Victorian farming family snaps up two NSW Riverina farms
A leading northern Victorian farming family has expanded their landholdings across the border in a recent sale worth millions.
A Victorian farming family has snapped up more than 900ha of dryland and irrigated cropping farmland in the NSW Riverina, adding it to their vast farming enterprise either side of the Murray River at Yarrawonga-Mulwala.
Offered for sale by the Simpson family last September, the 1564ha Wangamong Aggregation at Oaklands, located 49km north of Mulwala, has been carved up between two buyers.
NSW property records show the Inchbold family have purchased the 512ha Wangamong and the 421ha Wangamong West properties, for about $10m, or the equivalent of about $10,720 a hectare.
Cropping wheat, barley, pulses, and oaten hay, while also carrying cattle, Adam Inchbold with his wife Ingrid, and in conjunction with his parents, Richard and Dorothy, run more than 5000ha near Yarrawonga, built over five generations.
The Wangamong properties will add to the family’s existing holdings in the broader southern NSW Riverina region.
Meanwhile a local farming family has secured the third parcel of the Wangamong Aggregation, acquiring the 631ha Wangamong East.
The price of the transaction remains undisclosed but is understood to have sold in line with vendor expectations.
Last season the Wangamong Aggregation cropping program consisted of 545ha of canola, 270ha wheat, 325ha barley, with 160ha fallowed for a summer corn program.
Andrew and Libby Simpson, offered the aggregation to market, following more than 75 years of ownership by the Simpson family of the original Wangamong property.

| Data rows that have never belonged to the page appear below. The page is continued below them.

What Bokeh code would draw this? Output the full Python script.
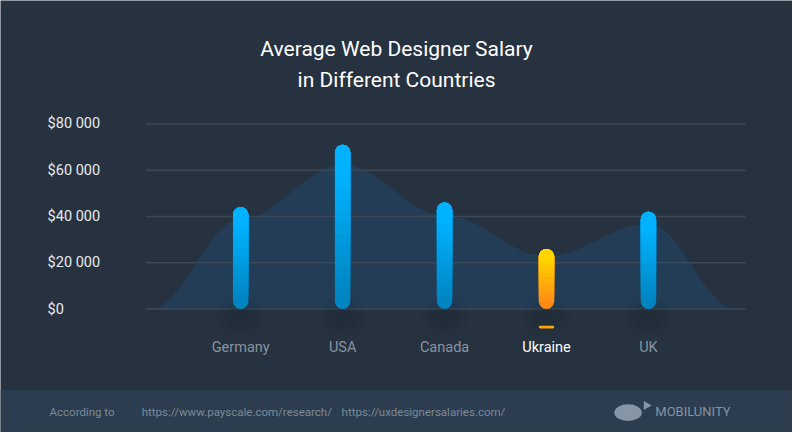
import numpy as np
from bokeh.plotting import figure
from bokeh.models import Range1d, BoxAnnotation
from bokeh.core.properties import value
from bokeh.embed import file_html
from bokeh.resources import INLINE

# ---- data ----
title_lines = ["Average Web Designer Salary", "in Different Countries"]
countries = ["Germany", "USA", "Canada", "Ukraine", "UK"]
salaries = [44000, 71000, 46000, 26000, 42000]
highlight = "Ukraine"
y_ticks = [0, 20000, 40000, 60000, 80000]
y_tick_labels = ["$0", "$20 000", "$40 000", "$60 000", "$80 000"]
footer_label = "According to"
sources = ["https://www.payscale.com/research/", "https://uxdesignersalaries.com/"]
brand = "MOBILUNITY"

# ---- style ----
BG = "#26323f"
FOOT = "#2b3d4f"
GRID = "#3c4855"
FONT = value("Roboto")
BLUE_TOP, BLUE_BOT = "#00b2ff", "#0085c2"
ORANGE_TOP, ORANGE_BOT = "#ffd500", "#ff8913"

xs = np.arange(len(countries), dtype=float)
vals = np.array(salaries, dtype=float)

p = figure(width=792, height=432,
           x_range=Range1d(-2.356, 5.413), y_range=Range1d(-53333, 133333),
           x_axis_location=None, y_axis_location=None,
           output_backend="svg", toolbar_location=None, min_border=0,
           background_fill_color=BG, border_fill_color=BG,
           outline_line_color=None)
p.grid.visible = False

# footer band
p.add_layout(BoxAnnotation(top=-35000, fill_color=FOOT, fill_alpha=1.0,
                           line_color=None, level="underlay"))

# soft background wave derived from the values
ax = np.concatenate([[-0.89], xs, [4.86]])
ay = np.concatenate([[0], vals * 0.88, [0]])
wx, wy = [], []
for i in range(len(ax) - 1):
    t = np.linspace(0, 1, 30, endpoint=False)
    s = (1 - np.cos(np.pi * t)) / 2
    wx.extend(ax[i] + (ax[i + 1] - ax[i]) * t)
    wy.extend(ay[i] + (ay[i + 1] - ay[i]) * s)
wx.append(ax[-1]); wy.append(ay[-1])
p.patch(wx, wy, fill_color="#1a5f9e", fill_alpha=0.24, line_color=None)

# grid lines
p.segment(x0=[-0.933] * len(y_ticks), x1=[4.952] * len(y_ticks),
          y0=y_ticks, y1=y_ticks, line_color=GRID, line_width=1.6)

# y tick labels
p.text(x=[-1.894] * len(y_ticks), y=y_ticks, text=y_tick_labels,
       text_font=FONT, text_font_size="14.5px", text_color="#e6eaee",
       text_align="left", text_baseline="middle")

# soft shadows below bars
for a, w, h in [(0.035, 0.46, 18000), (0.045, 0.34, 13000), (0.055, 0.22, 8000)]:
    p.ellipse(x=xs, y=[-3000] * len(xs), width=w, height=h,
              fill_color="#0b1118", fill_alpha=a, line_color=None)

def mix(c1, c2, t):
    a = [int(c1[i:i + 2], 16) for i in (1, 3, 5)]
    b = [int(c2[i:i + 2], 16) for i in (1, 3, 5)]
    return "#%02x%02x%02x" % tuple(round(a[j] + (b[j] - a[j]) * t) for j in range(3))

is_hl = [c == highlight for c in countries]
tops = [ORANGE_TOP if h else BLUE_TOP for h in is_hl]
bots = [ORANGE_BOT if h else BLUE_BOT for h in is_hl]

BW = 0.152
N = 12
p.vbar(x=xs, bottom=0, top=vals, width=BW, fill_color=bots,
       line_color=None, border_radius=8)
for k in range(1, N):
    t = k / (N - 1)
    frac = 0.12 + 0.68 * (k - 1) / (N - 2)
    cols = [mix(b, tp, t) for b, tp in zip(bots, tops)]
    p.vbar(x=xs, bottom=vals * frac, top=vals, width=BW * 0.985, fill_color=cols,
           line_color=None, border_radius=(8, 8, 0, 0))

# highlight marker under the highlighted country
hx = [xs[i] for i, h in enumerate(is_hl) if h]
p.vbar(x=hx, bottom=-8400, top=-7200, width=BW, fill_color="#ffa50a",
       line_color=None, border_radius=2)

# category labels
p.text(x=xs, y=[-16667] * len(xs), text=countries, text_font=FONT,
       text_font_size="14.5px",
       text_color=["#ffffff" if h else "#8893a0" for h in is_hl],
       text_align="center", text_baseline="middle")

# title
p.text(x=[1.529, 1.529], y=[112500, 99167], text=title_lines, text_font=FONT,
       text_font_size="21px", text_color="#ffffff",
       text_align="center", text_baseline="middle")

# footer texts
FY = -44458
p.text(x=[-1.875, -0.971, 0.990], y=[FY] * 3, text=[footer_label] + sources,
       text_font=FONT, text_font_size="11.5px", text_color="#7b8a99",
       text_align="left", text_baseline="middle")

# brand logo (simple whale shape) and name
p.ellipse(x=[3.80], y=[FY - 300], width=0.27, height=7200,
          fill_color="#8796a6", line_color=None)
p.scatter(x=[3.98], y=[FY + 2800], marker="triangle", size=9, angle=0.5,
          fill_color="#8796a6", line_color=None)
p.text(x=[4.067], y=[FY], text=[brand], text_font=FONT,
       text_font_size="13px", text_color="#8595a5",
       text_align="left", text_baseline="middle")

open("out.html", "w").write(file_html(p, INLINE))
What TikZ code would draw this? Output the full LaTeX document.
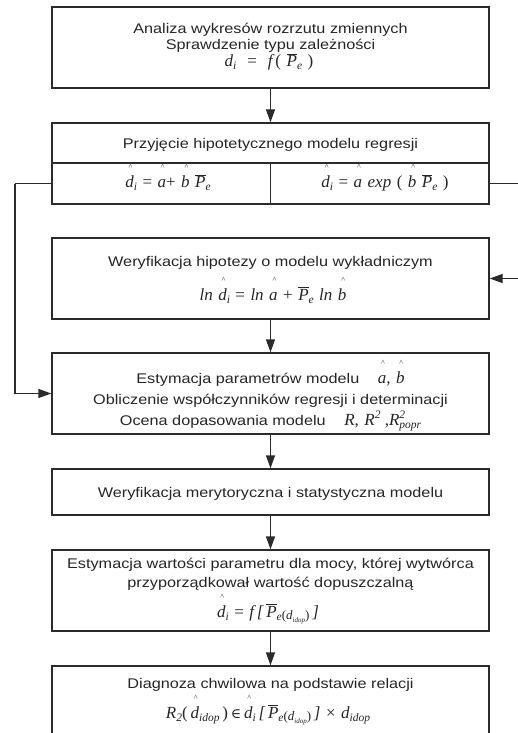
\documentclass[tikz,border=0pt]{standalone}
\usepackage{fontspec}
\setmainfont{Liberation Sans}[FakeStretch=1.16]
\newfontfamily\fm{Liberation Serif}
\newfontfamily\fsym{DejaVu Serif}
\usetikzlibrary{arrows.meta}
\definecolor{ln}{HTML}{2B2B2B}
\newcommand\mi[1]{{\fm\itshape #1}}
\newcommand\mr[1]{{\fm #1}}
\newcommand\hc[1]{\setbox0\hbox{\mi{#1}}\leavevmode\hbox to\wd0{\hss\kern2pt\raisebox{18pt}{\fontsize{8}{8}\selectfont\fm\char"5E}\hss}\kern-\wd0\box0\relax}
\newcommand\sbs[1]{\raisebox{-0.35ex}{\fontsize{11.5}{11.5}\selectfont\mi{#1}}}
\newcommand\sps[1]{\raisebox{0.75ex}{\fontsize{11.5}{11.5}\selectfont\mi{#1}}}
\newcommand\Pb{$\overline{\hbox{\mi{P}}}$}
\newcommand\ped{\raisebox{-0.3ex}{\fontsize{13}{13}\selectfont\mr{(}\mi{d}\raisebox{-0.45ex}{\fontsize{7}{7}\selectfont\mi{idop}}\mr{)}}}
\tikzset{
  box/.style={draw=ln, line width=1.4pt, minimum width=437pt, inner sep=0pt},
  txt/.style={inner sep=0pt, anchor=base, font=\fontsize{14}{16}\selectfont, text=black!85},
  fml/.style={inner sep=0pt, anchor=base, font=\fontsize{17}{19}\selectfont, text=black!85},
  conn/.style={draw=ln, line width=1.4pt},
  arr/.style={conn, -{Triangle[length=13pt,width=9pt]}}
}
\begin{document}
\begin{tikzpicture}[x=1pt,y=-1pt]
\clip (0,0) rectangle (518,733);
\fill[white] (0,0) rectangle (518,733);
% boxes
\node[box, minimum height=81pt] (b1) at (270.5,47.5) {};
\node[box, minimum height=81pt] (b2) at (270.5,163.5) {};
\node[box, minimum height=81pt] (b3) at (270.5,278.5) {};
\node[box, minimum height=81pt] (b4) at (270.5,393.5) {};
\node[box, minimum height=46pt] (b5) at (270.5,492) {};
\node[box, minimum height=81pt] (b6) at (270.5,590.5) {};
\node[box, minimum height=100pt] (b7) at (270.5,716) {};
% split of box 2
\coordinate (sp) at (270.5,163);
\coordinate (rowc) at (270.5,183.5);
\draw[conn] (b2.west |- sp) -- (b2.east |- sp);
\draw[conn] (sp) -- (sp |- b2.south);
% box 1
\node[txt] (t1a) at (270.5,34) {Analiza wykresów rozrzutu zmiennych};
\node[txt] (t1b) at (270.5,49.5) {Sprawdzenie typu zależności};
\node[fml] (f1) at (269,66.5) {\mi{d}\sbs{i}\ \ \mr{=}\ \ \mi{f}\,\mr{(}\ \Pb\sbs{e}\ \mr{)}};
% box 2
\node[txt] (t2) at (270.5,149) {Przyjęcie hipotetycznego modelu regresji};
\node[fml] (f2a) at (168,187.5) {\hc{d}\sbs{i} \mr{=} \hc{a}\mr{+} \hc{b} \Pb\sbs{e}};
\node[fml] (f2b) at (385,187.5) {\hc{d}\sbs{i} \mr{=} \hc{a} \mi{exp} \mr{(} \hc{b} \Pb\sbs{e} \mr{)}};
% box 3
\node[txt] (t3) at (270.5,266) {Weryfikacja hipotezy o modelu wykładniczym};
\node[fml] (f3) at (273,300) {\mi{ln} \hc{d}\sbs{i} \mr{=} \mi{ln} \hc{a} \mr{+} \Pb\sbs{e} \mi{ln} \hc{b}};
% box 4
\node[txt] (t4a) at (270.5,383.5) {Estymacja parametrów modelu \quad{\fontsize{17}{19}\selectfont\hc{a}\mi{,} \hc{b}}};
\node[txt] (t4b) at (270.5,404.5) {Obliczenie współczynników regresji i determinacji};
\node[txt] (t4c) at (270.5,425.5) {Ocena dopasowania modelu \quad{\fontsize{17}{19}\selectfont\mi{R}\mr{,} \mi{R}\sps{2}\mr{ ,}\mi{R}\makebox[0pt][l]{\sps{2}}\sbs{popr}}};
% box 5
\node[txt] (t5) at (270.5,497.5) {Weryfikacja merytoryczna i statystyczna modelu};
% box 6
\node[txt] (t6a) at (270.5,568.5) {Estymacja wartości parametru dla mocy, której wytwórca};
\node[txt] (t6b) at (270.5,587.5) {przyporządkował wartość dopuszczalną};
\node[fml] (f6) at (268,617) {\hc{d}\sbs{i} \mr{=} \mi{f}\,\mi{[}\,\Pb\sbs{e}\ped\,\mi{]}};
% box 7
\node[txt] (t7) at (270.5,688.5) {Diagnoza chwilowa na podstawie relacji};
\node[fml] (f7) at (268,718) {\mi{R}\sbs{2}\mr{(}\,\hc{d}\sbs{idop}\,\mr{)}\,{\fsym\fontsize{14}{16}\selectfont ∈}\,\hc{d}\sbs{i}\,\mi{[}\,\Pb\sbs{e}\ped\,\mi{]} \mr{×} \mi{d}\sbs{idop}};
% connectors
\draw[arr] (b1) -- (b2);
\draw[arr] (b3) -- (b4);
\draw[arr] (b4) -- (b5);
\draw[arr] (b5) -- (b6);
\draw[arr] (b6.south) -- (b7.north);
\coordinate (lk) at (15,183.5);
\coordinate (ro) at (520,183.5);
\coordinate (ri) at (520,278.5);
\draw[conn] (b2.west |- rowc) -- (lk);
\draw[arr] (lk) |- (b4.west);
\draw[conn] (b2.east |- rowc) -- (ro);
\draw[arr] (ri) -- (b3.east);
\end{tikzpicture}
\end{document}
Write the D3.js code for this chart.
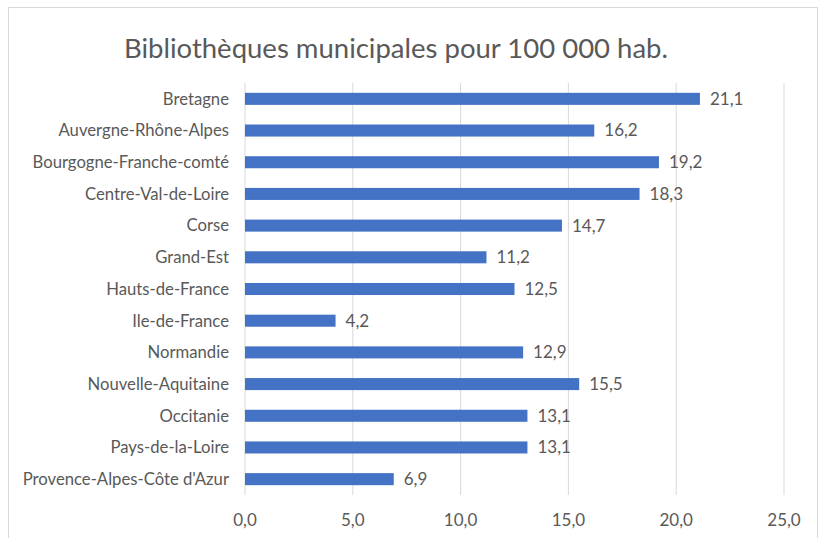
<!DOCTYPE html>
<html>
<head>
<meta charset="utf-8">
<script src="https://cdn.jsdelivr.net/npm/d3@7"></script>
<style>
  body { margin: 0; background: #fff; }
  svg text { font-family: Lato, "Open Sans", sans-serif; fill: #595959; }
</style>
</head>
<body>
<svg id="chart" width="821" height="538"></svg>
<script>
// data
const regions = ["Bretagne", "Auvergne-Rhône-Alpes", "Bourgogne-Franche-comté",
  "Centre-Val-de-Loire", "Corse", "Grand-Est", "Hauts-de-France", "Ile-de-France",
  "Normandie", "Nouvelle-Aquitaine", "Occitanie", "Pays-de-la-Loire",
  "Provence-Alpes-Côte d'Azur"];
const values = [21.1, 16.2, 19.2, 18.3, 14.7, 11.2, 12.5, 4.2, 12.9, 15.5, 13.1, 13.1, 6.9];
const ticks = [0, 5, 10, 15, 20, 25];
const title = "Bibliothèques municipales pour 100 000 hab.";

const svg = d3.select("#chart");
const fmt = v => d3.format(".1f")(v).replace(".", ",");

// chart frame
svg.append("rect")
  .attr("x", 8.5).attr("y", 7.5)
  .attr("width", 809).attr("height", 535)
  .attr("fill", "#fff")
  .attr("stroke", "#d9d9d9");

let margin = {left: 245, right: 37, top: 83, bottom: 43};
let x = d3.scaleLinear().domain([0, 25]).range([margin.left, 821 - margin.right]);
let y = d3.scaleBand().domain(regions)
  .range([margin.top, 538 - margin.bottom])
  .paddingInner(0.62).paddingOuter(0.31);

// gridlines
svg.append("g")
  .selectAll("line")
  .data(ticks)
  .join("line")
  .attr("x1", d => x(d)).attr("x2", d => x(d))
  .attr("y1", margin.top).attr("y2", 538 - margin.bottom)
  .attr("stroke", "#d9d9d9")
  .attr("stroke-width", 1);

// x tick labels
svg.append("g")
  .selectAll("text")
  .data(ticks)
  .join("text")
  .attr("x", d => x(d))
  .attr("y", 526)
  .attr("text-anchor", "middle")
  .attr("font-size", 17)
  .text(d => fmt(d));

// bars
svg.append("g")
  .selectAll("rect")
  .data(values)
  .join("rect")
  .attr("x", x(0))
  .attr("y", (d, i) => y(regions[i]))
  .attr("width", d => x(d) - x(0))
  .attr("height", y.bandwidth())
  .attr("fill", "#4472c4");

// value labels
svg.append("g")
  .selectAll("text")
  .data(values)
  .join("text")
  .attr("x", d => x(d) + 10)
  .attr("y", (d, i) => y(regions[i]) + y.bandwidth() / 2)
  .attr("dy", "0.35em")
  .attr("font-size", 17)
  .text(d => fmt(d));

// category labels
svg.append("g")
  .selectAll("text")
  .data(regions)
  .join("text")
  .attr("x", 229)
  .attr("y", d => y(d) + y.bandwidth() / 2)
  .attr("dy", "0.35em")
  .attr("text-anchor", "end")
  .attr("font-size", 16.7)
  .text(d => d);

svg.append("text")
  .attr("x", 396)
  .attr("y", 58)
  .attr("text-anchor", "middle")
  .attr("font-size", 27.5)
  .text(title);
</script>
</body>
</html>
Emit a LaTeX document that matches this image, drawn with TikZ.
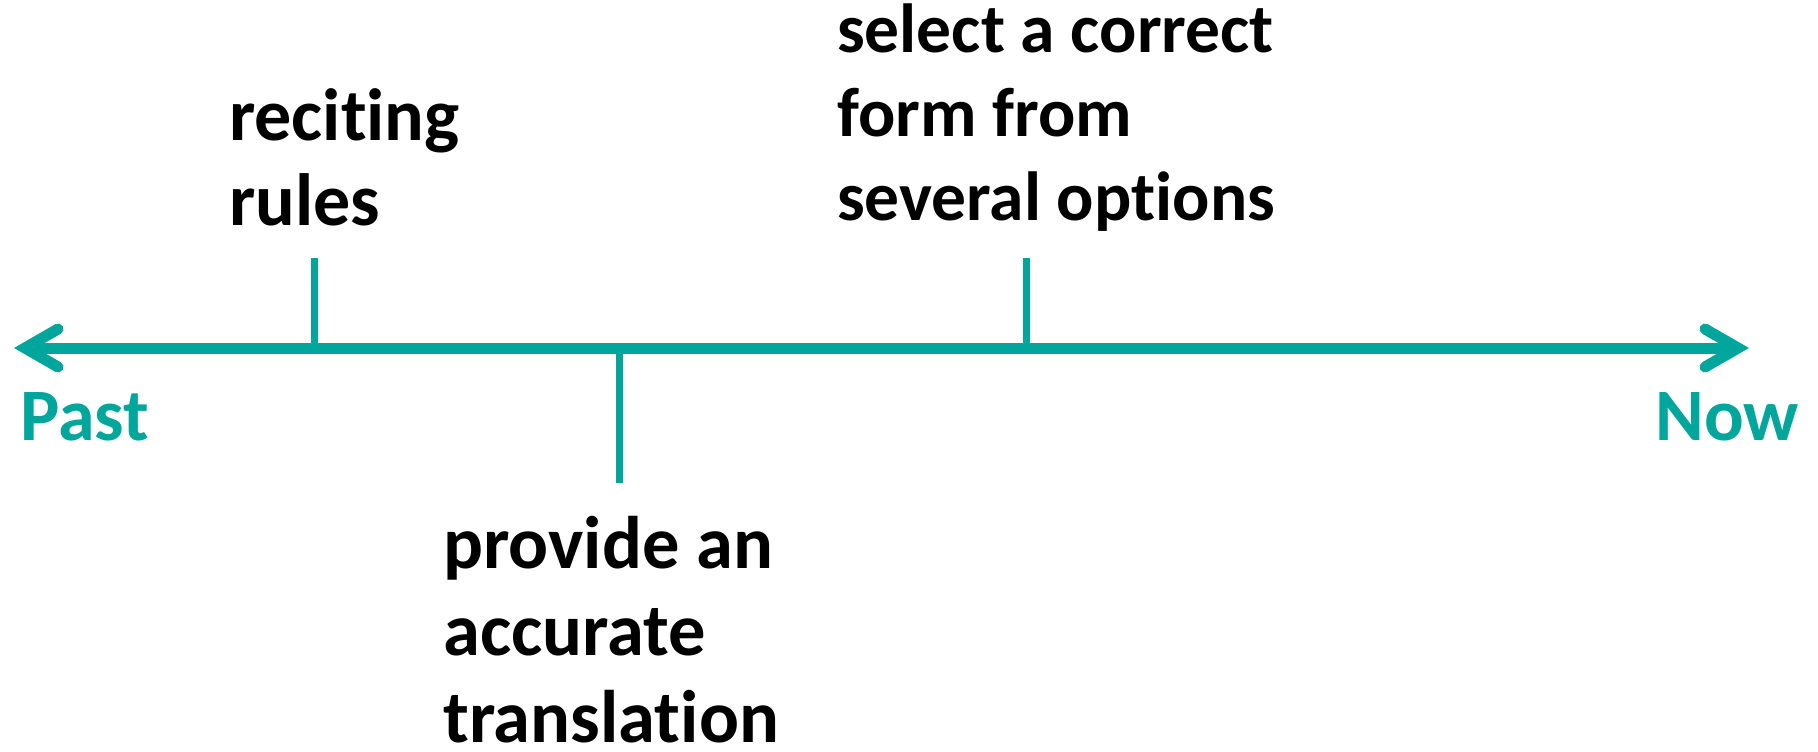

Elders Real Estate Riverina agent Matt Horne handled the sale of the Wangamong Aggregation, and said the sales process for the three-farm aggregation was positive.
“We received good interest in the western holdings and whilst it took additional time to sell the eastern property, it’s now transacted at a commercial level in which we are all happy and comfortable with.”
“The Simpson family had done an excellent job developing and nurturing the properties over a number of generations, were an exceptional family to represent and work with, and will no doubt be missed by the Oaklands community given their active involvement with the local schools, sporting clubs and community groups over such a long period of time.”
The Simpson family were selling the Wangamong Aggregation due to family succession planning and a desire to expand on their agricultural interests in the western Riverina in southern NSW, where they currently lease the Falkiner Memorial Field Station, owned by Australian Wool Innovation.
Two years ago, AWI started the search for a new tenant at the Falkiner Memorial Field Station, which spans 3100ha between Deniliquin and Conargo, NSW.